Short task> In the material below, find all lines with the string "this" and copy them.

## Start Provided data

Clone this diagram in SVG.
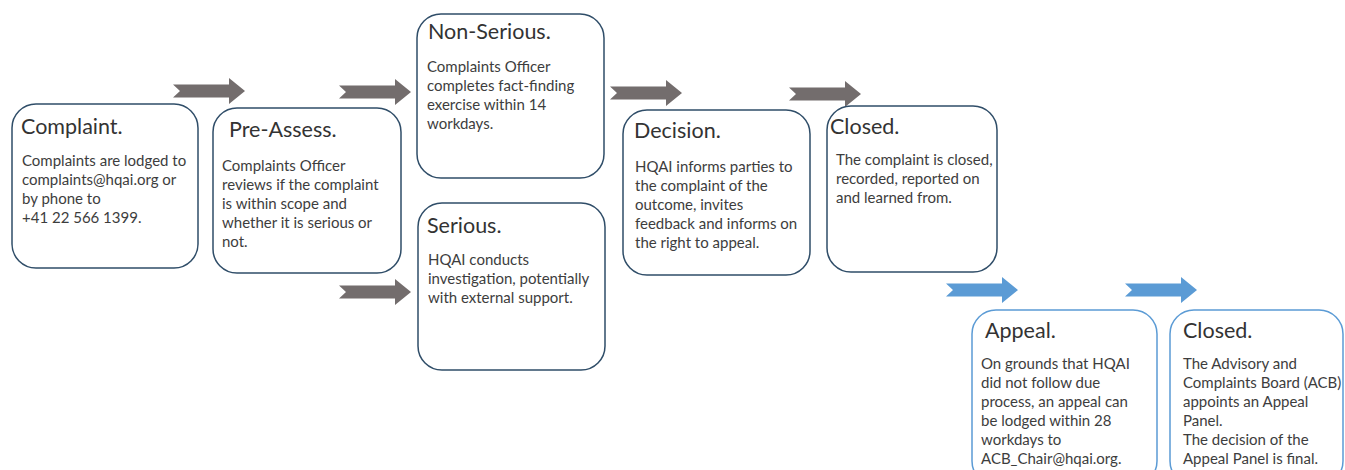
<svg xmlns="http://www.w3.org/2000/svg" xmlns:xlink="http://www.w3.org/1999/xlink" width="1345" height="470" viewBox="0 0 1345 470">
<style>
.box{fill:#fff;stroke:#2f4d68;stroke-width:1.5}
.boxb{fill:#fff;stroke:#5b9bd5;stroke-width:1.5}
.title{font-family:Lato,"Open Sans","Liberation Sans",sans-serif;font-size:21.5px;fill:#333}
.body{font-family:Lato,"Open Sans","Liberation Sans",sans-serif;font-size:15px;fill:#3d3d3d}
.ag{fill:#736d6d}
.ab{fill:#5b9bd5}
</style>
<defs>
<path id="arr" d="M0,-6.5 L56,-6.5 L56,-13 L72,0 L56,13 L56,6.5 L0,6.5 L7,0 Z"/>
</defs>
<rect width="1345" height="470" fill="#fff"/>
<g id="connectors">
<use xlink:href="#arr" class="ag" transform="translate(173,91)"/>
<use xlink:href="#arr" class="ag" transform="translate(339,92)"/>
<use xlink:href="#arr" class="ag" transform="translate(339,292)"/>
<use xlink:href="#arr" class="ag" transform="translate(610,93)"/>
<use xlink:href="#arr" class="ag" transform="translate(789,94)"/>
<use xlink:href="#arr" class="ab" transform="translate(946,290)"/>
<use xlink:href="#arr" class="ab" transform="translate(1125,290)"/>
</g>
<g id="complaint">
<rect class="box" x="12" y="104" width="186" height="164" rx="24"/>
<text class="title" x="21" y="134">Complaint.</text>
<text class="body" x="22" y="166">Complaints are lodged to</text>
<text class="body" x="22" y="185">complaints@hqai.org or</text>
<text class="body" x="22" y="204">by phone to</text>
<text class="body" x="22" y="223">+41 22 566 1399.</text>
</g>
<g id="pre-assess">
<rect class="box" x="213" y="108" width="188" height="165" rx="24"/>
<text class="title" x="229" y="137">Pre-Assess.</text>
<text class="body" x="222" y="171">Complaints Officer</text>
<text class="body" x="222" y="190">reviews if the complaint</text>
<text class="body" x="222" y="209">is within scope and</text>
<text class="body" x="222" y="228">whether it is serious or</text>
<text class="body" x="222" y="247">not.</text>
</g>
<g id="non-serious">
<rect class="box" x="417" y="14" width="187" height="164" rx="24"/>
<text class="title" x="428" y="39">Non-Serious.</text>
<text class="body" x="427" y="72">Complaints Officer</text>
<text class="body" x="427" y="91">completes fact-finding</text>
<text class="body" x="427" y="110">exercise within 14</text>
<text class="body" x="427" y="129">workdays.</text>
</g>
<g id="serious">
<rect class="box" x="418" y="203" width="187" height="167" rx="24"/>
<text class="title" x="427" y="233">Serious.</text>
<text class="body" x="428" y="265">HQAI conducts</text>
<text class="body" x="428" y="284">investigation, potentially</text>
<text class="body" x="428" y="303">with external support.</text>
</g>
<g id="decision">
<rect class="box" x="623" y="110" width="187" height="165" rx="24"/>
<text class="title" x="634" y="138">Decision.</text>
<text class="body" x="635" y="172">HQAI informs parties to</text>
<text class="body" x="635" y="191">the complaint of the</text>
<text class="body" x="635" y="210">outcome, invites</text>
<text class="body" x="635" y="229">feedback and informs on</text>
<text class="body" x="635" y="248">the right to appeal.</text>
</g>
<g id="closed">
<rect class="box" x="827" y="106" width="170" height="166" rx="24"/>
<text class="title" x="830" y="134">Closed.</text>
<text class="body" x="836" y="165">The complaint is closed,</text>
<text class="body" x="836" y="184">recorded, reported on</text>
<text class="body" x="836" y="203">and learned from.</text>
</g>
<g id="appeal">
<rect class="boxb" x="972" y="310" width="185" height="175" rx="24"/>
<text class="title" x="985" y="338">Appeal.</text>
<text class="body" x="981" y="369">On grounds that HQAI</text>
<text class="body" x="981" y="388">did not follow due</text>
<text class="body" x="981" y="407">process, an appeal can</text>
<text class="body" x="981" y="426">be lodged within 28</text>
<text class="body" x="981" y="445">workdays to</text>
<text class="body" x="981" y="464">ACB_Chair@hqai.org.</text>
</g>
<g id="closed-appeal">
<rect class="boxb" x="1170" y="310" width="173" height="175" rx="24"/>
<text class="title" x="1183" y="338">Closed.</text>
<text class="body" x="1183" y="369">The Advisory and</text>
<text class="body" x="1183" y="388">Complaints Board (ACB)</text>
<text class="body" x="1183" y="407">appoints an Appeal</text>
<text class="body" x="1183" y="426">Panel.</text>
<text class="body" x="1183" y="445">The decision of the</text>
<text class="body" x="1183" y="464">Appeal Panel is final.</text>
</g>
</svg>
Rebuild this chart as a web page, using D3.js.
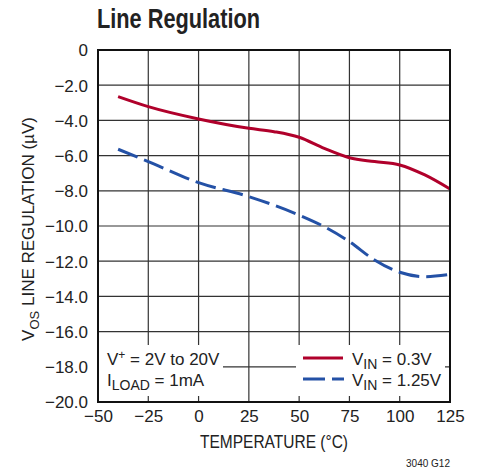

## End Provided data

Task response>
Clone this diagram in SVG.
Rebuild this chart as a web page, using D3.js.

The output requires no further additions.